• Figure scripts
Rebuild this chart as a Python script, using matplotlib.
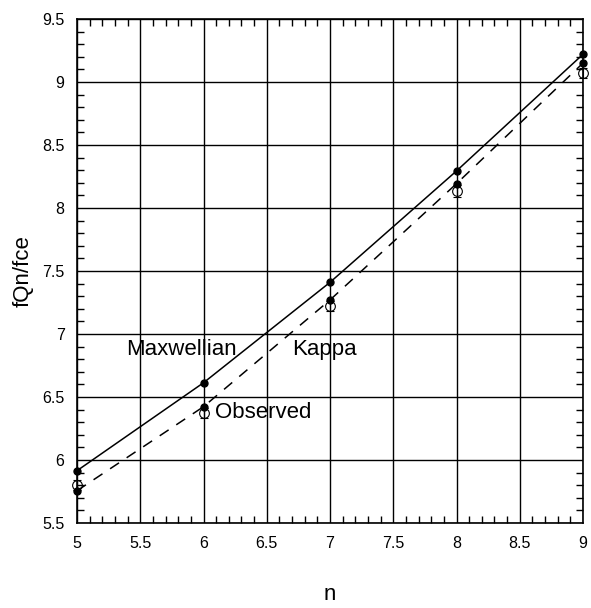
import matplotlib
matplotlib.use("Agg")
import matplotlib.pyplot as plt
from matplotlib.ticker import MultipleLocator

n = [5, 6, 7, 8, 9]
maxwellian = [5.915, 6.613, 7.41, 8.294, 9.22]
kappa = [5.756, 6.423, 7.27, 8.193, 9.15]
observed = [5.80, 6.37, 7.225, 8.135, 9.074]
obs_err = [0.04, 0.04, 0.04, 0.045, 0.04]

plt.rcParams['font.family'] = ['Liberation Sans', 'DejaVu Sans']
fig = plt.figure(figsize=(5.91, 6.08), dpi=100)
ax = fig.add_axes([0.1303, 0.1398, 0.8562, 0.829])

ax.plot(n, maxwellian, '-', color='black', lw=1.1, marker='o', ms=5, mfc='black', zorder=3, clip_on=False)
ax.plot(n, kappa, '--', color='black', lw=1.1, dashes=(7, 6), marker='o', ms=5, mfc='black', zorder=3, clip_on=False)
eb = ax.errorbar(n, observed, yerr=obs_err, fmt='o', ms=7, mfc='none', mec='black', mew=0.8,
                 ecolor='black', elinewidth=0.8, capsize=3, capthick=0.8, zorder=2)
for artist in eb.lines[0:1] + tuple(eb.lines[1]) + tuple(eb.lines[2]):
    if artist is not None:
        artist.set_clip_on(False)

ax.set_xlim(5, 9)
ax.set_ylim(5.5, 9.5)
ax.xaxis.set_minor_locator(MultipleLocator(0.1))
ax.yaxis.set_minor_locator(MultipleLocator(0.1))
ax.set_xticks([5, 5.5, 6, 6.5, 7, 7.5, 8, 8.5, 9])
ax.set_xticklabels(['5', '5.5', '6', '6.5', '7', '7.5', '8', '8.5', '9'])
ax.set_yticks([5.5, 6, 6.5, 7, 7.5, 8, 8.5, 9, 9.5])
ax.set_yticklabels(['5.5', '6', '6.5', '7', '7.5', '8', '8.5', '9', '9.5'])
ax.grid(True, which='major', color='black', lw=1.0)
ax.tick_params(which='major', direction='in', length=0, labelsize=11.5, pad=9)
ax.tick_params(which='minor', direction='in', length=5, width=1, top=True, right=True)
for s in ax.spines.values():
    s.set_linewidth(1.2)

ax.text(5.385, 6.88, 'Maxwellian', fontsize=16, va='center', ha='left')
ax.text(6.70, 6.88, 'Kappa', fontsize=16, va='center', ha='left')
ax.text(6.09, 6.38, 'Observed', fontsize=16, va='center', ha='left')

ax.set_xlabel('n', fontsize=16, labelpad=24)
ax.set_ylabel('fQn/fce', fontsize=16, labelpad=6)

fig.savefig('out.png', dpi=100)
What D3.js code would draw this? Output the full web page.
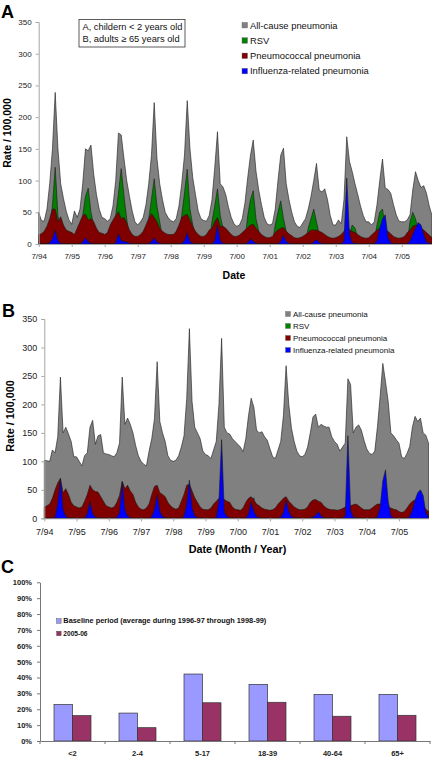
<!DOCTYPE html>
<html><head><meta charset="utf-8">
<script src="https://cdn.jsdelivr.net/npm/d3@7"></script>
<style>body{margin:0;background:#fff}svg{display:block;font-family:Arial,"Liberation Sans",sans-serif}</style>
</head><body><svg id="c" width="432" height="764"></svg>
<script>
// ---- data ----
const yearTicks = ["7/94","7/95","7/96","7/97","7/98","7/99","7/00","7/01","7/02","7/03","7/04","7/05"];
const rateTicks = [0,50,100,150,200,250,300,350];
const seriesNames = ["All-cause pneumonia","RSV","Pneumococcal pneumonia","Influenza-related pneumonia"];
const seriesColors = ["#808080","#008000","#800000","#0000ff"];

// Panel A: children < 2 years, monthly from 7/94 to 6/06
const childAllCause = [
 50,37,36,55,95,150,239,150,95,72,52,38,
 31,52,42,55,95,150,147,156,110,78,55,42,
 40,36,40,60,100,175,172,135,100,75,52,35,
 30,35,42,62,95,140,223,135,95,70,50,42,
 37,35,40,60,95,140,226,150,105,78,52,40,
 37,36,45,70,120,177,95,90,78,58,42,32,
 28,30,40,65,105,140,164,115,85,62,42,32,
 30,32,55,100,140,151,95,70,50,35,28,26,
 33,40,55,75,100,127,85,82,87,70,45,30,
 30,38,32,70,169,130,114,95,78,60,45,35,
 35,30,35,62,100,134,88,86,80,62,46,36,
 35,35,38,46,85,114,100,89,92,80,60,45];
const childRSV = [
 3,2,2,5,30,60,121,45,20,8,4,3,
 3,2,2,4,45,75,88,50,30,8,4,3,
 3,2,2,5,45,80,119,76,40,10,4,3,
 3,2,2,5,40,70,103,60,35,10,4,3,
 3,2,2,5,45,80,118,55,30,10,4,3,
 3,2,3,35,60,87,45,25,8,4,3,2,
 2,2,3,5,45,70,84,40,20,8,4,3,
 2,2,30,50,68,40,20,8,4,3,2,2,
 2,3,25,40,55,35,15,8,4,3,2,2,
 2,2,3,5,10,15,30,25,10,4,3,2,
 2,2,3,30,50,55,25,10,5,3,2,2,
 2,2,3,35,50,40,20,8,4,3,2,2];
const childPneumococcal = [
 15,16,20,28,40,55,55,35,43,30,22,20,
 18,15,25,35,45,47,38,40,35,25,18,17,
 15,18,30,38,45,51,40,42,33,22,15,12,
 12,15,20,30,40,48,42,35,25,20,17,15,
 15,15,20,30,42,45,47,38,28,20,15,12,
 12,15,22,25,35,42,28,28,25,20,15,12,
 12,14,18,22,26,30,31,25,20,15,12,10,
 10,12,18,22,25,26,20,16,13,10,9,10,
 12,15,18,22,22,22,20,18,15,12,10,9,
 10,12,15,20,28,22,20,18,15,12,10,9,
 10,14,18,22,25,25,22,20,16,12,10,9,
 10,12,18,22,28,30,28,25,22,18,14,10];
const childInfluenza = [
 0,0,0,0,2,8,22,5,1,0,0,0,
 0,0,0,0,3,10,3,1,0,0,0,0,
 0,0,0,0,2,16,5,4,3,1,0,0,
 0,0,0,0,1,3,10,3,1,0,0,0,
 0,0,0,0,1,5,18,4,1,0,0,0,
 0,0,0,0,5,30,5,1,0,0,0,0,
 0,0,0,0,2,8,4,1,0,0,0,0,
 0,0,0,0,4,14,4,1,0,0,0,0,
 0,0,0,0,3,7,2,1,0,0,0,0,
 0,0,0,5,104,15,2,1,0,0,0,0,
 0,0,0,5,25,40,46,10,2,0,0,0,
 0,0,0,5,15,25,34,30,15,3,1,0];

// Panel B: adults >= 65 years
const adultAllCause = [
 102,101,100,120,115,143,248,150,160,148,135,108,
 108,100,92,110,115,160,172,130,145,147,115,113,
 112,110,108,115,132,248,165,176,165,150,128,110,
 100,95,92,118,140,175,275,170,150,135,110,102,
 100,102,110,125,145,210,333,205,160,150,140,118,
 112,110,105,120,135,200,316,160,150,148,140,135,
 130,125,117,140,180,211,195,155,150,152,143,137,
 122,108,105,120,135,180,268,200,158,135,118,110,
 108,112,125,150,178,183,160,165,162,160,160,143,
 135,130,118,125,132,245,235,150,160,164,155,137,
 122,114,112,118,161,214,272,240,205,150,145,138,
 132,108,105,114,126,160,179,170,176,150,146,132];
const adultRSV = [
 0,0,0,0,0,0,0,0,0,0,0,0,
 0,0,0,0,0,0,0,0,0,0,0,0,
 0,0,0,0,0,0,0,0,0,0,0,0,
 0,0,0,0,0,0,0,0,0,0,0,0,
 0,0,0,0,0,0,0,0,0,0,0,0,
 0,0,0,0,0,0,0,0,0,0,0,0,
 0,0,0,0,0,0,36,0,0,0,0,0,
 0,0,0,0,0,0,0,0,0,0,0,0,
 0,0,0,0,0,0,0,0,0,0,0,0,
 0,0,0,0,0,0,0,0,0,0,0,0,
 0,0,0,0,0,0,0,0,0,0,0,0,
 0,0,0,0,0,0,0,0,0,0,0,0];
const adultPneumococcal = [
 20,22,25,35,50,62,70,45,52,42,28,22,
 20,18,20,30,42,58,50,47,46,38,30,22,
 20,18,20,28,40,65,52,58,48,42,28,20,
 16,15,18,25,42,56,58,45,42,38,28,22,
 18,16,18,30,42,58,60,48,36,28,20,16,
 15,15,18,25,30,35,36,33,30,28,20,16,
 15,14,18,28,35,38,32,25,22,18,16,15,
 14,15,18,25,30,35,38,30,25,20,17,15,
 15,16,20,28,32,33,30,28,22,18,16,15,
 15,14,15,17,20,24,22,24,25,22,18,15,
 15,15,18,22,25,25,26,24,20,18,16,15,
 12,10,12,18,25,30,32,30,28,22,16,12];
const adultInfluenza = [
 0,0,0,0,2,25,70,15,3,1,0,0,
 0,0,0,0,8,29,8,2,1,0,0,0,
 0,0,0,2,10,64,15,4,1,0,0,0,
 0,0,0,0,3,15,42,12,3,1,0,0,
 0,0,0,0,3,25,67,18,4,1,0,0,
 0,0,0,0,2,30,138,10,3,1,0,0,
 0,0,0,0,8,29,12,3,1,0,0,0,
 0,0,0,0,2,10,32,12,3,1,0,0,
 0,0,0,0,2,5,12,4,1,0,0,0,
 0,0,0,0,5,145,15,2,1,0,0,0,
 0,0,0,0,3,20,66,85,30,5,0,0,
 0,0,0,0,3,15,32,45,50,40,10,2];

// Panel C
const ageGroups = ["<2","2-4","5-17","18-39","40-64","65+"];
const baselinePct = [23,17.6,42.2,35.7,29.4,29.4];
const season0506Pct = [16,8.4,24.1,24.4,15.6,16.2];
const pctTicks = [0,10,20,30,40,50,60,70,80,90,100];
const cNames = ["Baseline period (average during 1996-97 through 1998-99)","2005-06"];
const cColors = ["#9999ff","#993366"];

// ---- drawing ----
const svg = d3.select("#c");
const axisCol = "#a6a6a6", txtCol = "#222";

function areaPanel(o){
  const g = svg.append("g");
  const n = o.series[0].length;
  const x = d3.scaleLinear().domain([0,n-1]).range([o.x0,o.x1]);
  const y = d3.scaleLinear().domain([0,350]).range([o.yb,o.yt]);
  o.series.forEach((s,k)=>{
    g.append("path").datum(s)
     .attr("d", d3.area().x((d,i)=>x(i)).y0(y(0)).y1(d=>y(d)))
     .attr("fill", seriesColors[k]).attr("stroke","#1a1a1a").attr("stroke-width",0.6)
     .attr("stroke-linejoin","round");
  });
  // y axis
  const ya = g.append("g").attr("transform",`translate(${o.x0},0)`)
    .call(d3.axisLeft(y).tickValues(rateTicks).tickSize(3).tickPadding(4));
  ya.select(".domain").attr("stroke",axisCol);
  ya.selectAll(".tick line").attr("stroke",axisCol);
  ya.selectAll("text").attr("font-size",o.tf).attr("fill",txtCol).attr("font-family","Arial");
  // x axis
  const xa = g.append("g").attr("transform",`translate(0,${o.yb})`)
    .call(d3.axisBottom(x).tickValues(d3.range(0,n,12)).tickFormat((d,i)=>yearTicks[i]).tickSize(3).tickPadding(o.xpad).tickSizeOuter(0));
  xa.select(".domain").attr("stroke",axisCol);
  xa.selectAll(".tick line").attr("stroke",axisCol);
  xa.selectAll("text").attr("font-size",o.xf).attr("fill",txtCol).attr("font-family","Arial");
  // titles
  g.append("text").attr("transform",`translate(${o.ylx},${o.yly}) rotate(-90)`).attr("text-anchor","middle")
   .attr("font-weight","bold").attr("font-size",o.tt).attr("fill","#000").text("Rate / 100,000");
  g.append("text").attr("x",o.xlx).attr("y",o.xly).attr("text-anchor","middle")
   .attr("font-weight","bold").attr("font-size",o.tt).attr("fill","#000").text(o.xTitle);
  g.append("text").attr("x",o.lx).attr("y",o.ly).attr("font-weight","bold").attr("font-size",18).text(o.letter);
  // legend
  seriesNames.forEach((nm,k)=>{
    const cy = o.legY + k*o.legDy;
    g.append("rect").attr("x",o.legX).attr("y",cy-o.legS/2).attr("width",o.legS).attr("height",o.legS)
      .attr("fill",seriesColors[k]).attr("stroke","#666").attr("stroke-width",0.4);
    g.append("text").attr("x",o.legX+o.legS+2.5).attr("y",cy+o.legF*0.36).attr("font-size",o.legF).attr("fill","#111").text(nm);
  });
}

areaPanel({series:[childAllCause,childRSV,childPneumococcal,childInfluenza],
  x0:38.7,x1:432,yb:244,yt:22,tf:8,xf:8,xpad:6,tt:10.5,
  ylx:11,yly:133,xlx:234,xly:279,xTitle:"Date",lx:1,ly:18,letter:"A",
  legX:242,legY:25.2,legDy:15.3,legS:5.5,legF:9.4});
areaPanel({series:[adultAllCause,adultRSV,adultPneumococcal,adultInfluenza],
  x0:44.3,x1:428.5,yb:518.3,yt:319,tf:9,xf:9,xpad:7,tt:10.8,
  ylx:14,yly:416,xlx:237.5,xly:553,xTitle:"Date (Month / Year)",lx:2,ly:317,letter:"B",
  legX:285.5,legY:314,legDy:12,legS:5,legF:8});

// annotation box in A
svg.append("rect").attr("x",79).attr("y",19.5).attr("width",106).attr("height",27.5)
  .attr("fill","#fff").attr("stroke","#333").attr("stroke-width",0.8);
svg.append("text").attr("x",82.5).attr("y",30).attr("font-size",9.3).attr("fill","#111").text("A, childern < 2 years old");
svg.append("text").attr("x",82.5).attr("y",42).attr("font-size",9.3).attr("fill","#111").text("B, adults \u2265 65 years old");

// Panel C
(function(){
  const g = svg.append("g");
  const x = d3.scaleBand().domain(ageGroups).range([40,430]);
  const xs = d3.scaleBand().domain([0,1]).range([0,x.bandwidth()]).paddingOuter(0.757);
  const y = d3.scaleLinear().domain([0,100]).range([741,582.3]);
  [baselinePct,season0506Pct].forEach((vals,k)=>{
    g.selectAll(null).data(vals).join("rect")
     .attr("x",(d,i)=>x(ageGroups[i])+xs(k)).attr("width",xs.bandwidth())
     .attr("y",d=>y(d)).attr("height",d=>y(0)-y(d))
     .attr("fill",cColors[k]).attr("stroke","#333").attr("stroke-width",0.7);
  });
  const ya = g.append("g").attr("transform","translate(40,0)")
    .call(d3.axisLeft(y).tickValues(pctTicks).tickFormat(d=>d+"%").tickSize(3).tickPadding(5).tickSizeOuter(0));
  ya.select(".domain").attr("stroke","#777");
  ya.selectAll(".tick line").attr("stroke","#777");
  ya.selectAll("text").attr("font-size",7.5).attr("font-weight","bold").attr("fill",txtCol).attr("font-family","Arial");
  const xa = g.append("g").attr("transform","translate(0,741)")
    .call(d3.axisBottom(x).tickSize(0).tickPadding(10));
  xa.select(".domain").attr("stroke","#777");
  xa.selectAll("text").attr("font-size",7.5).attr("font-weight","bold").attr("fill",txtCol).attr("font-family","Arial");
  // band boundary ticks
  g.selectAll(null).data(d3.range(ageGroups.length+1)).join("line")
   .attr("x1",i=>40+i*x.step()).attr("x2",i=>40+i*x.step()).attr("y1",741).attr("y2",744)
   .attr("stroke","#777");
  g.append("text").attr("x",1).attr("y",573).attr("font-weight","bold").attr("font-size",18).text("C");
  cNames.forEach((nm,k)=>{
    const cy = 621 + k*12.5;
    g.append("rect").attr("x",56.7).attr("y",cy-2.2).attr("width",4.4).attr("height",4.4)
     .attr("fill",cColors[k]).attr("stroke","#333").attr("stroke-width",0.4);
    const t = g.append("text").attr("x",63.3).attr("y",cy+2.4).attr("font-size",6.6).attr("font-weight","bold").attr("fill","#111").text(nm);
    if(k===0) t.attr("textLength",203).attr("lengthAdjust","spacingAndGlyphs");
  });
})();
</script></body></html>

• What you have to do
Return the material line for line, from its beginning to the line that contains "obs_err = [0.04, 0.04, 0.04, 0.045, 0.04]", with the pictures left out.

• Response for this exercise
Rebuild this chart as a Python script, using matplotlib.
import matplotlib
matplotlib.use("Agg")
import matplotlib.pyplot as plt
from matplotlib.ticker import MultipleLocator

n = [5, 6, 7, 8, 9]
maxwellian = [5.915, 6.613, 7.41, 8.294, 9.22]
kappa = [5.756, 6.423, 7.27, 8.193, 9.15]
observed = [5.80, 6.37, 7.225, 8.135, 9.074]
obs_err = [0.04, 0.04, 0.04, 0.045, 0.04]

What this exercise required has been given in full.